BEGIN DATA LINES

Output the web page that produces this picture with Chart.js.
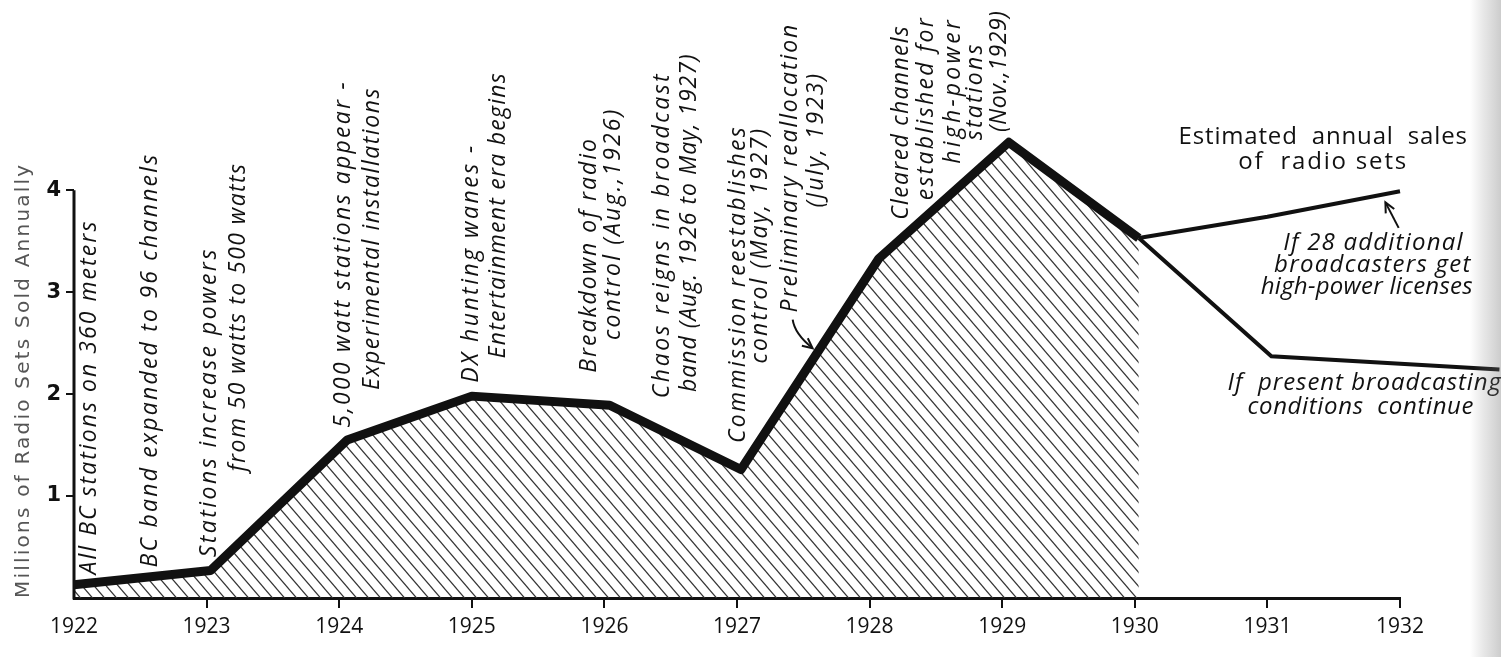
<!DOCTYPE html>
<html>
<head>
<meta charset="utf-8">
<script src="https://cdn.jsdelivr.net/npm/chart.js@4.4.1/dist/chart.umd.min.js"></script>
<style>
  html, body { margin: 0; padding: 0; background: #fff; }
  #wrap { width: 1501px; height: 657px; }
</style>
</head>
<body>
<div id="wrap"><canvas id="radio-chart" width="1501" height="657"></canvas></div>
<script>
// Estimated annual sales of radio sets, millions
const actualYears = [1922, 1923.03, 1924.06, 1925.0, 1926.04, 1927.03, 1928.07, 1929.05, 1930.03];
const actualSales = [0.13, 0.27, 1.55, 1.98, 1.89, 1.26, 3.33, 4.47, 3.53];

// projection: if 28 additional broadcasters get high-power licenses
const highPowerYears = [1930.03, 1931, 1932, 1932.75];
const highPowerSales = [3.53, 3.74, 3.99, 3.93];

// projection: if present broadcasting conditions continue
const presentYears = [1930.03, 1931.03, 1932.75];
const presentSales = [3.53, 2.37, 2.24];

const xTicks = [1922, 1923, 1924, 1925, 1926, 1927, 1928, 1929, 1930, 1931, 1932];
const yTicks = [1, 2, 3, 4];
const yTitle = "Millions of Radio Sets Sold Annually";

// vertical notes: text, year (column), value at start, value at end
const eventNotes = [
  ["All BC stations on 360 meters", 1922.12, 0.23, 3.71],
  ["BC band expanded to 96 channels", 1922.58, 0.30, 4.37],
  ["Stations increase powers", 1923.02, 0.40, 3.44],
  ["from 50 watts to 500 watts", 1923.24, 1.24, 4.27],
  ["5,000 watt stations appear -", 1924.03, 1.67, 5.08],
  ["Experimental installations", 1924.25, 2.04, 5.01],
  ["DX hunting wanes -", 1925.0, 2.11, 4.46],
  ["Entertainment era begins", 1925.2, 2.35, 5.16],
  ["Breakdown of radio", 1925.89, 2.21, 4.52],
  ["control (Aug.,1926)", 1926.07, 2.53, 4.81],
  ["Chaos reigns in broadcast", 1926.44, 1.96, 5.16],
  ["band (Aug. 1926 to May, 1927)", 1926.64, 2.02, 5.34],
  ["Commission reestablishes", 1927.01, 1.52, 4.64],
  ["control (May, 1927)", 1927.18, 2.30, 4.62],
  ["Preliminary reallocation", 1927.4, 2.80, 5.64],
  ["(July, 1923)", 1927.6, 3.83, 5.16],
  ["Cleared channels", 1928.24, 3.71, 5.62],
  ["established for", 1928.43, 3.90, 5.71],
  ["high-power", 1928.63, 4.26, 5.70],
  ["stations", 1928.8, 4.49, 5.45],
  ["(Nov.,1929)", 1928.98, 4.57, 5.76]
];

// horizontal notes: text, year start, year end, value, italic
const sideNotes = [
  ["Estimated  annual  sales", 1930.33, 1932.51, 4.52, false],
  ["of  radio sets", 1930.78, 1932.06, 4.27, false],
  ["If 28 additional", 1931.12, 1932.48, 3.48, true],
  ["broadcasters get", 1931.05, 1932.54, 3.26, true],
  ["high-power licenses", 1930.95, 1932.55, 3.05, true],
  ["If  present broadcasting", 1930.70, 1932.77, 2.11, true],
  ["conditions  continue", 1930.85, 1932.56, 1.87, true]
];

// arrows: from year, from value, to year, to value, bend
const arrows = [
  [1927.42, 2.73, 1927.57, 2.45, -8],
  [1931.99, 3.63, 1931.89, 3.88, 0]
];

const toPoints = (xs, ys) => xs.map((x, i) => ({ x: x, y: ys[i] }));

// diagonal hatching for the actual sales area
function makeHatch() {
  const w = 12, h = 14;
  const c = document.createElement("canvas");
  c.width = w; c.height = h;
  const g = c.getContext("2d");
  g.strokeStyle = "#333";
  g.lineWidth = 1.2;
  for (let k = -1; k <= 1; k++) {
    g.beginPath();
    g.moveTo(k * w - w / 6, -h / 6);
    g.lineTo(k * w + w + w / 6, h + h / 6);
    g.stroke();
  }
  return g.createPattern(c, "repeat");
}

function drawFitted(ctx, text, x, y, len, rot) {
  ctx.save();
  ctx.translate(x, y);
  ctx.rotate(rot);
  ctx.letterSpacing = "0px";
  const w0 = ctx.measureText(text).width;
  const ls = (len - w0) / text.length;
  ctx.letterSpacing = ls.toFixed(2) + "px";
  const w1 = ctx.measureText(text).width;
  if (w1 > 0 && Math.abs(w1 - len) > 4) ctx.scale(len / w1, 1);
  ctx.fillText(text, 0, 0);
  ctx.restore();
}

const notesPlugin = {
  id: "notes",
  beforeDraw(chart) {
    const ctx = chart.ctx;
    ctx.save();
    ctx.fillStyle = "#ffffff";
    ctx.fillRect(0, 0, chart.width, chart.height);
    ctx.restore();
  },
  afterDatasetsDraw(chart) {
    const ctx = chart.ctx;
    const xs = chart.scales.x, ys = chart.scales.y;
    ctx.save();

    // y axis line, only up to 4
    ctx.strokeStyle = "#111";
    ctx.lineWidth = 3;
    ctx.beginPath();
    const ax = xs.getPixelForValue(1922);
    ctx.moveTo(ax, ys.getPixelForValue(0) + 1.5);
    ctx.lineTo(ax, ys.getPixelForValue(4));
    ctx.stroke();

    // axis title
    ctx.fillStyle = "#555";
    ctx.font = '20px "DejaVu Sans"';
    ctx.textAlign = "left";
    ctx.textBaseline = "middle";
    const t0 = ys.getPixelForValue(0), t1 = ys.getPixelForValue(4.27);
    drawFitted(ctx, yTitle, 24, t0, t0 - t1, -Math.PI / 2);

    // event notes
    ctx.fillStyle = "#111";
    ctx.font = 'italic 500 23px "Open Sans"';
    eventNotes.forEach(n => {
      const x = xs.getPixelForValue(n[1]);
      const y0 = ys.getPixelForValue(n[2]), y1 = ys.getPixelForValue(n[3]);
      drawFitted(ctx, n[0], x, y0, y0 - y1, -Math.PI / 2);
    });

    sideNotes.forEach(n => {
      ctx.font = (n[4] ? "italic 500 " : "500 ") + '24px "Open Sans"';
      const x0 = xs.getPixelForValue(n[1]), x1 = xs.getPixelForValue(n[2]);
      drawFitted(ctx, n[0], x0, ys.getPixelForValue(n[3]), x1 - x0, 0);
    });

    // arrows
    ctx.strokeStyle = "#111";
    ctx.lineWidth = 2;
    arrows.forEach(a => {
      const x0 = xs.getPixelForValue(a[0]), y0 = ys.getPixelForValue(a[1]);
      const x1 = xs.getPixelForValue(a[2]), y1 = ys.getPixelForValue(a[3]);
      const cx = (x0 + x1) / 2 + a[4], cy = (y0 + y1) / 2;
      ctx.beginPath();
      ctx.moveTo(x0, y0);
      ctx.quadraticCurveTo(cx, cy, x1, y1);
      ctx.stroke();
      const ang = Math.atan2(y1 - cy, x1 - cx);
      ctx.beginPath();
      ctx.moveTo(x1 - 11 * Math.cos(ang - 0.45), y1 - 11 * Math.sin(ang - 0.45));
      ctx.lineTo(x1, y1);
      ctx.lineTo(x1 - 11 * Math.cos(ang + 0.45), y1 - 11 * Math.sin(ang + 0.45));
      ctx.stroke();
    });
    ctx.restore();
  },
  afterDraw(chart) {
    // scan shadow at the right edge
    const ctx = chart.ctx;
    const g = ctx.createLinearGradient(1470, 0, 1501, 0);
    g.addColorStop(0, "rgba(120,120,120,0)");
    g.addColorStop(0.45, "rgba(120,120,120,0.18)");
    g.addColorStop(1, "rgba(110,110,110,0.35)");
    ctx.save();
    ctx.fillStyle = g;
    ctx.fillRect(1470, 0, 31, chart.height);
    ctx.restore();
  }
};

const canvas = document.getElementById("radio-chart");
const ctx = canvas.getContext("2d");
const hatch = makeHatch();

new Chart(ctx, {
  type: "line",
  data: {
    datasets: [{
      label: "Estimated annual sales of radio sets",
      data: toPoints(actualYears, actualSales),
      borderColor: "#111",
      borderWidth: 9,
      borderJoinStyle: "round",
      backgroundColor: hatch,
      fill: "origin",
      pointRadius: 0,
      tension: 0,
      clip: false
    }, {
      label: "If 28 additional broadcasters get high-power licenses",
      data: toPoints(highPowerYears, highPowerSales),
      borderColor: "#111",
      borderWidth: 4,
      fill: false,
      pointRadius: 0,
      tension: 0,
      clip: false
    }, {
      label: "If present broadcasting conditions continue",
      data: toPoints(presentYears, presentSales),
      borderColor: "#111",
      borderWidth: 4,
      fill: false,
      pointRadius: 0,
      tension: 0,
      clip: false
    }]
  },
  options: {
    responsive: false,
    devicePixelRatio: 1,
    animation: false,
    layout: { padding: { left: 0, top: 129, right: 101, bottom: 0 } },
    plugins: {
      legend: { display: false },
      tooltip: { enabled: false }
    },
    scales: {
      x: {
        type: "linear",
        min: 1922,
        max: 1932,
        afterBuildTicks: s => { s.ticks = xTicks.map(v => ({ value: v })); },
        afterFit: s => { s.height = 59; },
        border: { display: true, color: "#111", width: 3 },
        grid: {
          drawOnChartArea: false,
          drawTicks: true,
          tickLength: 10,
          lineWidth: 2,
          color: c => (c.tick && c.tick.value === 1922) ? "rgba(0,0,0,0)" : "#111"
        },
        ticks: {
          padding: 6,
          color: "#111",
          font: { family: "Open Sans", size: 21, weight: "500" },
          callback: v => String(v)
        }
      },
      y: {
        type: "linear",
        min: 0,
        max: 4.6,
        afterBuildTicks: s => { s.ticks = yTicks.map(v => ({ value: v })); },
        afterFit: s => { s.width = 74; },
        border: { display: false },
        grid: {
          drawOnChartArea: false,
          drawTicks: true,
          tickLength: 8,
          lineWidth: 2,
          color: "#111"
        },
        ticks: {
          padding: 5,
          color: "#111",
          font: { family: "DejaVu Sans", size: 21, weight: "bold" },
          callback: v => String(v)
        }
      }
    }
  },
  plugins: [notesPlugin]
});
</script>
</body>
</html>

END DATA LINES

THE PROBLEM: From the opening line of the listing above through the line bearing "Radio Sets Sold", repeat each line exactly. Drop every picture.

ANSWER TO THIS TASK:
Output the web page that produces this picture with Chart.js.
<!DOCTYPE html>
<html>
<head>
<meta charset="utf-8">
<script src="https://cdn.jsdelivr.net/npm/chart.js@4.4.1/dist/chart.umd.min.js"></script>
<style>
  html, body { margin: 0; padding: 0; background: #fff; }
  #wrap { width: 1501px; height: 657px; }
</style>
</head>
<body>
<div id="wrap"><canvas id="radio-chart" width="1501" height="657"></canvas></div>
<script>
// Estimated annual sales of radio sets, millions
const actualYears = [1922, 1923.03, 1924.06, 1925.0, 1926.04, 1927.03, 1928.07, 1929.05, 1930.03];
const actualSales = [0.13, 0.27, 1.55, 1.98, 1.89, 1.26, 3.33, 4.47, 3.53];

// projection: if 28 additional broadcasters get high-power licenses
const highPowerYears = [1930.03, 1931, 1932, 1932.75];
const highPowerSales = [3.53, 3.74, 3.99, 3.93];

// projection: if present broadcasting conditions continue
const presentYears = [1930.03, 1931.03, 1932.75];
const presentSales = [3.53, 2.37, 2.24];

const xTicks = [1922, 1923, 1924, 1925, 1926, 1927, 1928, 1929, 1930, 1931, 1932];
const yTicks = [1, 2, 3, 4];
const yTitle = "Millions of Radio Sets Sold Annually";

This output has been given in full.